I encourage you to put Marshall's suggestion to work. You can use Feedforward when a group gathers or you can ask for feedback on a less formal basis. Marshall says the only question that works is: "How can I do better?" It can vary with the circumstances and become more specific, for instance: "What can I do to be a better colleague at work?" It's certainly a question I'm asking myself, my colleagues, friends and family, "How can I do better?"

Tuesday, March 1, 2011

Coach for encouragement, not punishment!

As we headed into a series of communication and customer service workshops for the entire staff of an organization, we kicked off the series with a session for the managers. A critical focus of the workshop was to review their coaching standards. Everyone has a card with Coaching for Praise on one side and Coaching for Improvement on the other. I'll focus on the former in another post.

Mark Twain said, "Habit is habit, and not to be flung out of the window by any man, but coaxed downstairs a step at a time." Coaching involves a lot of coaxing, encouraging and supporting. We need to plan for that conversation, first by examining our intent. We do that by thinking about what we need to say to the person and why we need to say it. Then we can proceed with the steps:

1. State our observation. Ask yourself, "What specific, observable behavior can you describe?"

2. Ask for their perspective. And ask yourself, "What can I say to make it easier for them to ask questions? How can I get some brainstorming going─using open-ended questions?"

3. Restate the standard and be specific—is it from their job description, customer service or organizational standards or policy?

4. Offer support—help them create an action plan and schedule opportunities for feedback as they make progress.

5. Encourage—what can you say to encourage them? Think of their criteria—what motivates them. And, of course, follow up!

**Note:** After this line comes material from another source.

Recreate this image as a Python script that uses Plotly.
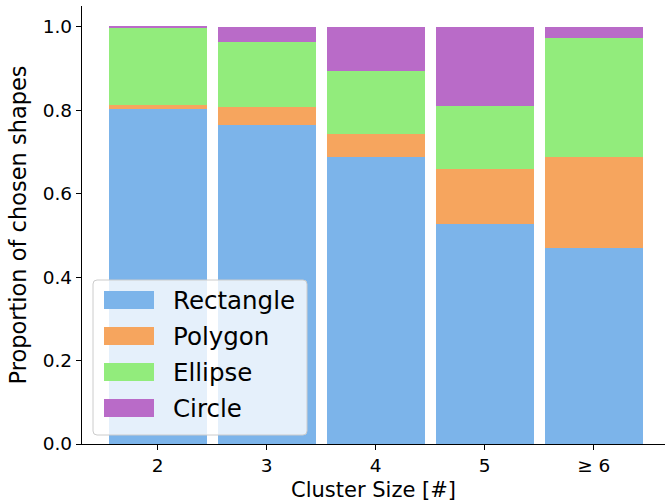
import plotly.graph_objects as go

# Share of each shape type chosen, per cluster size (stacked to 1.0)
cluster_sizes = ["2", "3", "4", "5", "≥ 6"]
rectangle = [0.802, 0.765, 0.687, 0.528, 0.471]
polygon = [0.011, 0.042, 0.057, 0.131, 0.217]
ellipse = [0.185, 0.157, 0.150, 0.152, 0.286]
circle = [0.002, 0.036, 0.106, 0.189, 0.026]

series_names = ["Rectangle", "Polygon", "Ellipse", "Circle"]
series_values = [rectangle, polygon, ellipse, circle]
series_colors = ["#7cb4ea", "#f6a55e", "#92ec7c", "#b96bc8"]

y_ticks = [0.0, 0.2, 0.4, 0.6, 0.8, 1.0]

FONT = "DejaVu Sans"
W, H = 665, 503
ML, MR, MT, MB = 82, 0, 6, 59
plot_w = W - ML - MR
plot_h = H - MT - MB

x_pos = list(range(len(cluster_sizes)))

fig = go.Figure()
for name, vals, col in zip(series_names, series_values, series_colors):
    fig.add_trace(go.Bar(
        x=x_pos, y=vals, name=name, width=0.9,
        marker=dict(color=col, line=dict(width=0)),
        showlegend=False,
    ))


def px_x(p):
    return (p - ML) / plot_w


def px_y(p):
    return (H - MB - p) / plot_h


# Legend panel with translucent background
shapes = []
annotations = []
lx0, lx1, ly0, ly1, r = 93, 307, 280, 435, 4
path = (
    f"M {px_x(lx0 + r)} {px_y(ly0)} L {px_x(lx1 - r)} {px_y(ly0)} "
    f"Q {px_x(lx1)} {px_y(ly0)} {px_x(lx1)} {px_y(ly0 + r)} "
    f"L {px_x(lx1)} {px_y(ly1 - r)} "
    f"Q {px_x(lx1)} {px_y(ly1)} {px_x(lx1 - r)} {px_y(ly1)} "
    f"L {px_x(lx0 + r)} {px_y(ly1)} "
    f"Q {px_x(lx0)} {px_y(ly1)} {px_x(lx0)} {px_y(ly1 - r)} "
    f"L {px_x(lx0)} {px_y(ly0 + r)} "
    f"Q {px_x(lx0)} {px_y(ly0)} {px_x(lx0 + r)} {px_y(ly0)} Z"
)
shapes.append(dict(
    type="path", xref="paper", yref="paper", path=path,
    fillcolor="rgba(255,255,255,0.8)", line=dict(color="#cccccc", width=1),
    layer="above",
))
for i, (name, col) in enumerate(zip(series_names, series_colors)):
    cy = 300 + 36 * i
    shapes.append(dict(
        type="rect", xref="paper", yref="paper",
        x0=px_x(104), x1=px_x(154), y0=px_y(cy - 9), y1=px_y(cy + 9),
        fillcolor=col, line=dict(width=0), layer="above",
    ))
    annotations.append(dict(
        xref="paper", yref="paper", x=px_x(171), y=px_y(cy),
        text=name, showarrow=False, xanchor="left", yanchor="middle",
        font=dict(family=FONT, size=24.5, color="black"),
    ))

fig.update_layout(
    width=W, height=H,
    margin=dict(l=ML, r=MR, t=MT, b=MB, pad=0),
    paper_bgcolor="white", plot_bgcolor="white",
    barmode="stack",
    font=dict(family=FONT, color="black"),
    shapes=shapes, annotations=annotations,
    xaxis=dict(
        range=[-0.695, -0.695 + plot_w / 109.0],
        tickmode="array", tickvals=x_pos, ticktext=cluster_sizes,
        tickfont=dict(size=18.5), ticks="outside", ticklen=5, tickcolor="black",
        showline=True, linecolor="black", linewidth=1.3,
        showgrid=False, zeroline=False,
        title=dict(text="Cluster Size [#]", font=dict(size=21), standoff=6),
    ),
    yaxis=dict(
        range=[0, 1.05],
        tickmode="array", tickvals=y_ticks, tickformat=".1f",
        tickfont=dict(size=18.5), ticks="outside", ticklen=5, tickcolor="black",
        showline=True, linecolor="black", linewidth=1.3,
        showgrid=False, zeroline=False,
        title=dict(text="Proportion of chosen shapes", font=dict(size=22.5), standoff=9),
    ),
)

fig.write_html("out.html")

Two final thoughts: We need to think about our nonverbals─how we will look and sound as we're giving this feedback and encouragement. And, we need to avoid judgment, which comes out with phrases and words such as: "I didn’t like…" "I have a problem with your attitude." And the little word, BUT!

Friday, January 14, 2011

Live up to our children's expectations

I was at my computer preparing for a program the next day entitled Communicating from Strength... and maintaining your sensitivity to others. The course explores the differences among communicating in a manner that is assertive, aggressive, passive or passive-aggressive. Then I noticed that the memorial in Tucson was about to begin. As President Obama began to speak, and I heard the reaction from the crowd gathered, I immediately went to my television to watch those present reacting to his words. I encourage you all to watch the speech. He honored everyone who was lost that terrible day and encouraged us as a nation of people. Here are some of the quotes that I quickly wrote down:

"Talking with each other in a way that heals, not wounds." Those who communicate aggressively and passive-aggressively aim to wound.

"Sharpen our instincts for empathy." The key to understanding one another is empathy.

"Listen to each other more carefully." Listening is the greatest gift we give one another.

"Nurture our relationships with those who are still with us." Oh yes, such a reminder about how fleeting life can be.

"Making sure we align our values with our actions." Do we walk the talk?

"That we live up to our children's expectations." I thought of the dear children in my life─three of whom are pictured. I'm sure everyone listening thought of the children in their lives. Those who had just lost their precious daughter─the parents of nine year old Christina Taylor Green─stood up and applauded as our president closed his remarks with that phrase. Our highest goal: to live up to the expectations of the children in our lives.

Saturday, January 1, 2011

Understand your learning styles to engage your audiences

An understanding of our preferred learning styles helps us be a better presenter. We tend to teach in the same styles in which we learn. This means we can fail to engage some of the people in our audiences. Traditionally educators referred to three basic types of learning styles or modal preferences: visual, auditory, and kinesthetic. Most of us tend to use one of our senses more than the others to process information─and to use different learning styles for different tasks.

Howard Gardner took this further and developed a theory of Multiple Intelligences. He identified or defined seven intelligences:
• Linguistic/verbal
• Visual/spatial
• Auditory/musical
• Logical/mathematical
• Kinesthetic/hands on
• Interpersonal
• Intrapersonal

You can take a quick, self-scoring self-assessment and discover your preferred intelligences or learning styles. Gardner has since added two more intelligences: Naturalist and Existentialist.

You'll find slightly different terminology─and the addition of the Naturalist─in another assessment.

Self-awareness is important in the world of work and the world of life. The more we know, the more effectively we can adapt our style to positively influence others. And, as a presenter, engage them. Once engaged, they learn, they buy, they buy your ideas!